*** RECORDED INFORMATION ***

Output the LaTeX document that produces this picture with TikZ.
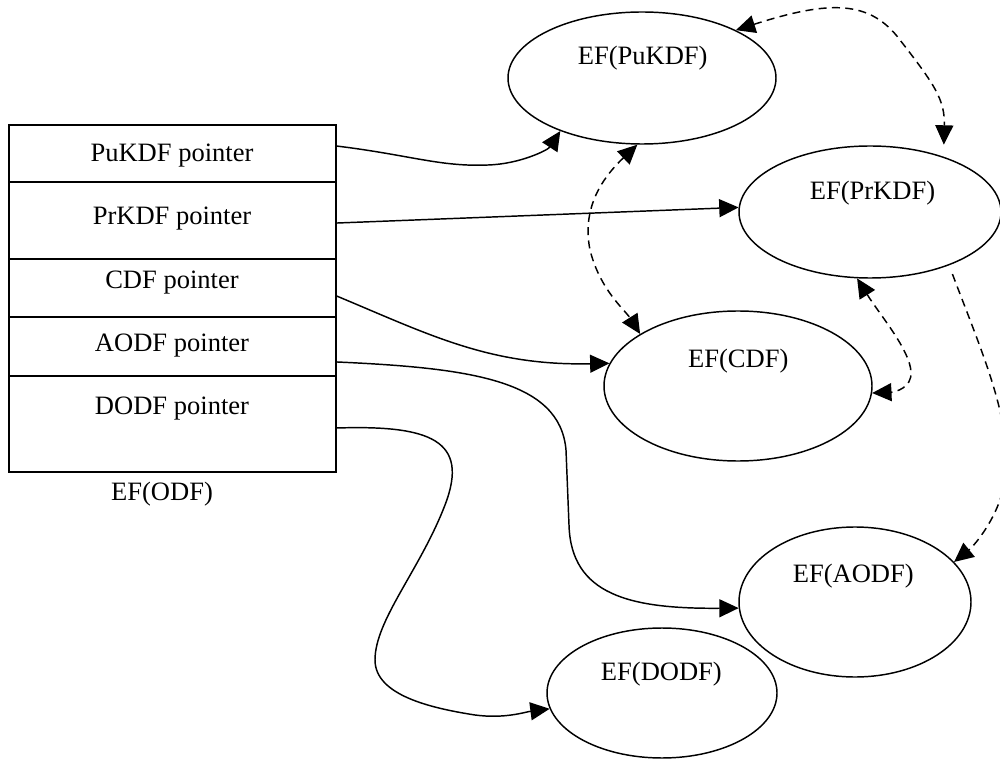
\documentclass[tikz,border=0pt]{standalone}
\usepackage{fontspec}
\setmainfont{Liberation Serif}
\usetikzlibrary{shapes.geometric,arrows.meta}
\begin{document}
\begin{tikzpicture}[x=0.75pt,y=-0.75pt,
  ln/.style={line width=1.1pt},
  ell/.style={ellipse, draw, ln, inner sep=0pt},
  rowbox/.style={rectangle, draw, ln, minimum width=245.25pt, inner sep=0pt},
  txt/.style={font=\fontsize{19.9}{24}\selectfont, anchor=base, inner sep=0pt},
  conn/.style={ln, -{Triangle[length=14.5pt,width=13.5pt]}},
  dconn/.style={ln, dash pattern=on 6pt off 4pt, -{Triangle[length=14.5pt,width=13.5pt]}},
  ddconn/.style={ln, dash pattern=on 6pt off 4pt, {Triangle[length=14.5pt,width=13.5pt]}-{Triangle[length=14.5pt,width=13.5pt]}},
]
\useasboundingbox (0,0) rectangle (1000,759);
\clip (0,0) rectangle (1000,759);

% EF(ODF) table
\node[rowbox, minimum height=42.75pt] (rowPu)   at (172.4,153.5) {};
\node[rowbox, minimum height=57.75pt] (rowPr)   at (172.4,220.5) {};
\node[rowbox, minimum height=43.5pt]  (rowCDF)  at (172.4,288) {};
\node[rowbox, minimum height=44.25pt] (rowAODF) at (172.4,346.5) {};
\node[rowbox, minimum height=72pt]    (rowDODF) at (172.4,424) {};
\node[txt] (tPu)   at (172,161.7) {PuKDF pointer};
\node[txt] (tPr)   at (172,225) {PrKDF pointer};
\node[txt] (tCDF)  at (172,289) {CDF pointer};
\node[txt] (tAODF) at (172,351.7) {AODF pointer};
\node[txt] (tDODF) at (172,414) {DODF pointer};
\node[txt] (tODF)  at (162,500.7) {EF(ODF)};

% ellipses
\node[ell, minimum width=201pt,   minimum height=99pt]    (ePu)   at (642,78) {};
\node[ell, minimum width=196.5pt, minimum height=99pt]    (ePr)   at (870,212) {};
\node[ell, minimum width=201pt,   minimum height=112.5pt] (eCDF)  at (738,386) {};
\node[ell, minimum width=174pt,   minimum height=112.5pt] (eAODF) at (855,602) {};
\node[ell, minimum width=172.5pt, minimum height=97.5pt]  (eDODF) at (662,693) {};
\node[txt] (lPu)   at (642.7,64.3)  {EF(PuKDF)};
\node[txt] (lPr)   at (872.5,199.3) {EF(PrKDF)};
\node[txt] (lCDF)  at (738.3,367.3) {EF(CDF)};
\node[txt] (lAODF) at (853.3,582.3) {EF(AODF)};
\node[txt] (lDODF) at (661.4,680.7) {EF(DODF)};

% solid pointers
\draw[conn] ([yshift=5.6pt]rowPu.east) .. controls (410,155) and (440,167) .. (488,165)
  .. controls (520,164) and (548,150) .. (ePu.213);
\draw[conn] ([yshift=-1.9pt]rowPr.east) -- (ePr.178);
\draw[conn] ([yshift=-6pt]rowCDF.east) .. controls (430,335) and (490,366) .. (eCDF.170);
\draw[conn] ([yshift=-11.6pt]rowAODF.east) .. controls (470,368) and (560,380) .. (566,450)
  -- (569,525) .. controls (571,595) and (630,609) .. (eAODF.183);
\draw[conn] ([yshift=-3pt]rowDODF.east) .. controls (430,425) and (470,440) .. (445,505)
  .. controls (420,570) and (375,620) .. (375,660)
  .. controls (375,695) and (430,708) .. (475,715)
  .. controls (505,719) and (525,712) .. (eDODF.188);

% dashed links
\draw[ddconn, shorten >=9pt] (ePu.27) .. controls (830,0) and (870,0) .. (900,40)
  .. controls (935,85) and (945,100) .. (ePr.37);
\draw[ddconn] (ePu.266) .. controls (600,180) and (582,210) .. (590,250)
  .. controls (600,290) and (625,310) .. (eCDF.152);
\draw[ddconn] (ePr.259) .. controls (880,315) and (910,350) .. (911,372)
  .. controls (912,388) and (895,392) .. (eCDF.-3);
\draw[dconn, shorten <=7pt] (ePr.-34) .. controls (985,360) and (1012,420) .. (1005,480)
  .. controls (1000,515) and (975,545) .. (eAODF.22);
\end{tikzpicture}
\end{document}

***

## GIVEN TASK
The material above holds pictures; copy everything else in it exactly.

## EXPECTED ANSWER
Output the LaTeX document that produces this picture with TikZ.
\documentclass[tikz,border=0pt]{standalone}
\usepackage{fontspec}
\setmainfont{Liberation Serif}
\usetikzlibrary{shapes.geometric,arrows.meta}
\begin{document}
\begin{tikzpicture}[x=0.75pt,y=-0.75pt,
  ln/.style={line width=1.1pt},
  ell/.style={ellipse, draw, ln, inner sep=0pt},
  rowbox/.style={rectangle, draw, ln, minimum width=245.25pt, inner sep=0pt},
  txt/.style={font=\fontsize{19.9}{24}\selectfont, anchor=base, inner sep=0pt},
  conn/.style={ln, -{Triangle[length=14.5pt,width=13.5pt]}},
  dconn/.style={ln, dash pattern=on 6pt off 4pt, -{Triangle[length=14.5pt,width=13.5pt]}},
  ddconn/.style={ln, dash pattern=on 6pt off 4pt, {Triangle[length=14.5pt,width=13.5pt]}-{Triangle[length=14.5pt,width=13.5pt]}},
]
\useasboundingbox (0,0) rectangle (1000,759);
\clip (0,0) rectangle (1000,759);

% EF(ODF) table
\node[rowbox, minimum height=42.75pt] (rowPu)   at (172.4,153.5) {};
\node[rowbox, minimum height=57.75pt] (rowPr)   at (172.4,220.5) {};
\node[rowbox, minimum height=43.5pt]  (rowCDF)  at (172.4,288) {};
\node[rowbox, minimum height=44.25pt] (rowAODF) at (172.4,346.5) {};
\node[rowbox, minimum height=72pt]    (rowDODF) at (172.4,424) {};
\node[txt] (tPu)   at (172,161.7) {PuKDF pointer};
\node[txt] (tPr)   at (172,225) {PrKDF pointer};
\node[txt] (tCDF)  at (172,289) {CDF pointer};
\node[txt] (tAODF) at (172,351.7) {AODF pointer};
\node[txt] (tDODF) at (172,414) {DODF pointer};
\node[txt] (tODF)  at (162,500.7) {EF(ODF)};

% ellipses
\node[ell, minimum width=201pt,   minimum height=99pt]    (ePu)   at (642,78) {};
\node[ell, minimum width=196.5pt, minimum height=99pt]    (ePr)   at (870,212) {};
\node[ell, minimum width=201pt,   minimum height=112.5pt] (eCDF)  at (738,386) {};
\node[ell, minimum width=174pt,   minimum height=112.5pt] (eAODF) at (855,602) {};
\node[ell, minimum width=172.5pt, minimum height=97.5pt]  (eDODF) at (662,693) {};
\node[txt] (lPu)   at (642.7,64.3)  {EF(PuKDF)};
\node[txt] (lPr)   at (872.5,199.3) {EF(PrKDF)};
\node[txt] (lCDF)  at (738.3,367.3) {EF(CDF)};
\node[txt] (lAODF) at (853.3,582.3) {EF(AODF)};
\node[txt] (lDODF) at (661.4,680.7) {EF(DODF)};

% solid pointers
\draw[conn] ([yshift=5.6pt]rowPu.east) .. controls (410,155) and (440,167) .. (488,165)
  .. controls (520,164) and (548,150) .. (ePu.213);
\draw[conn] ([yshift=-1.9pt]rowPr.east) -- (ePr.178);
\draw[conn] ([yshift=-6pt]rowCDF.east) .. controls (430,335) and (490,366) .. (eCDF.170);
\draw[conn] ([yshift=-11.6pt]rowAODF.east) .. controls (470,368) and (560,380) .. (566,450)
  -- (569,525) .. controls (571,595) and (630,609) .. (eAODF.183);
\draw[conn] ([yshift=-3pt]rowDODF.east) .. controls (430,425) and (470,440) .. (445,505)
  .. controls (420,570) and (375,620) .. (375,660)
  .. controls (375,695) and (430,708) .. (475,715)
  .. controls (505,719) and (525,712) .. (eDODF.188);

% dashed links
\draw[ddconn, shorten >=9pt] (ePu.27) .. controls (830,0) and (870,0) .. (900,40)
  .. controls (935,85) and (945,100) .. (ePr.37);
\draw[ddconn] (ePu.266) .. controls (600,180) and (582,210) .. (590,250)
  .. controls (600,290) and (625,310) .. (eCDF.152);
\draw[ddconn] (ePr.259) .. controls (880,315) and (910,350) .. (911,372)
  .. controls (912,388) and (895,392) .. (eCDF.-3);
\draw[dconn, shorten <=7pt] (ePr.-34) .. controls (985,360) and (1012,420) .. (1005,480)
  .. controls (1000,515) and (975,545) .. (eAODF.22);
\end{tikzpicture}
\end{document}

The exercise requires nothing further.